Autre point intéressant du film est la dénonciation de l'Eglise que tente de faire le cinéaste. Il
pointe en effet du doigt la complicité du clergé qui gère la prison et entretient un véritable climat d'hypocrisie totalement indifférent face au sort des détenues ou quand la charité chrétienne et le pardon sont laissés aux portes de ces geôles miséreuses. Les nonnes sont toutes plus cruelles et intéressées les unes que les autres, impassibles devant le malheur de ces pauvres filles. Au nom de Dieu et de la Sainte Eglise elles usent et abusent de leurs pouvoirs et n'ont en ce sens rien à envier aux matrones qui font régner l'ordre et la discipline dans ces prisons.
On saluera donc les efforts de Rondi d'avoir voulu faire un film social tout en donnant sa
vision personnelle du système carcéral comme il l'avait déjà fait avec le dérangeant Valeria dentro e fuori en dénonçant les abus dans les établissements psychiatriques. Les intentions sont nobles mais Prigione di donne reste maladroit n'arrivant guère à sortir du sillon de la simple exploitation. Pas très vraisemblable même si bien écrit et plutôt correctement mis en scène, le film oscille sans cesse entre d'un coté violence, voyeurisme et érotisme fortement appuyés et de l'autre coté l'accusation sociale trop faible. Rondi tente ainsi de satisfaire à la fois un public avide de voyeurisme et un spectateur plus exigeant. Le premier l'emporte sur le second.

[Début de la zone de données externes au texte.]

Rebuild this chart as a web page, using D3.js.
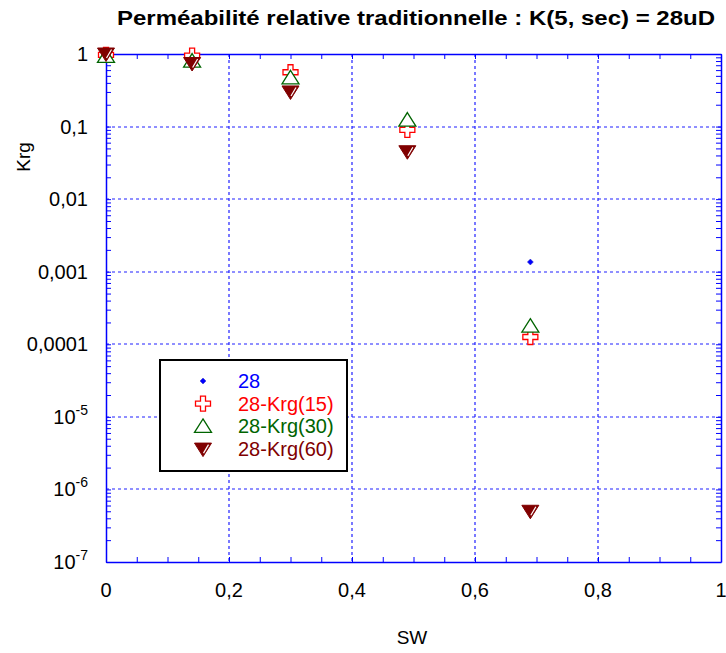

Accompagné d'une très belle partition musicale signée Albert Verrachia, agrémentée quelques vieilles ritournelles italiennes, Prigione di donne bénéficie également d'une convaincante interprétation. On y retrouve toute une brochette d'actrices qui chacune incarne une facette de l'âme humaine dont la française Martine Brochard qui endosse le rôle assez complexe de l'héroïne, à la fois désillusionnée, défaitiste, mais terriblement courageuse, guidée par une force intérieure assez étonnante. A ses cotés, on aura le plaisir d'admirer le regard toujours aussi hypnotique de Marilu Tolo qu'on a cependant connu plus convaincante, la blonde Erna Schurer peu crédible faute à un visage trop impeccablement maquillé, Maria Pia Conte, la rebelle Katia Christine (La victime désignée) et la jeune et fragile Cristina Galbo. On mentionnera également la performance de Maria Cumani Quasimodo dans la
défroque de la rigide Mère supérieure.
Malgré son manque de crédibilité, le ridicule de quelques séquences, Prigione di donne s'il échoue quelque peu dans sa tentative accusatrice n'en demeure pas moins une belle réussite, un agréable WIP à l'impact émotionnel certain qui ne décevra pas l'amateur d'exploitation. Avec Condamnées à l'enfer réalisé l'année précédente il demeure un bel exemple de WIP plutôt intelligent qui tente à illustrer la dureté d'un système carcéral d’un autre âge et ses conséquences tragiques sur ces femmes laissées à l'abandon.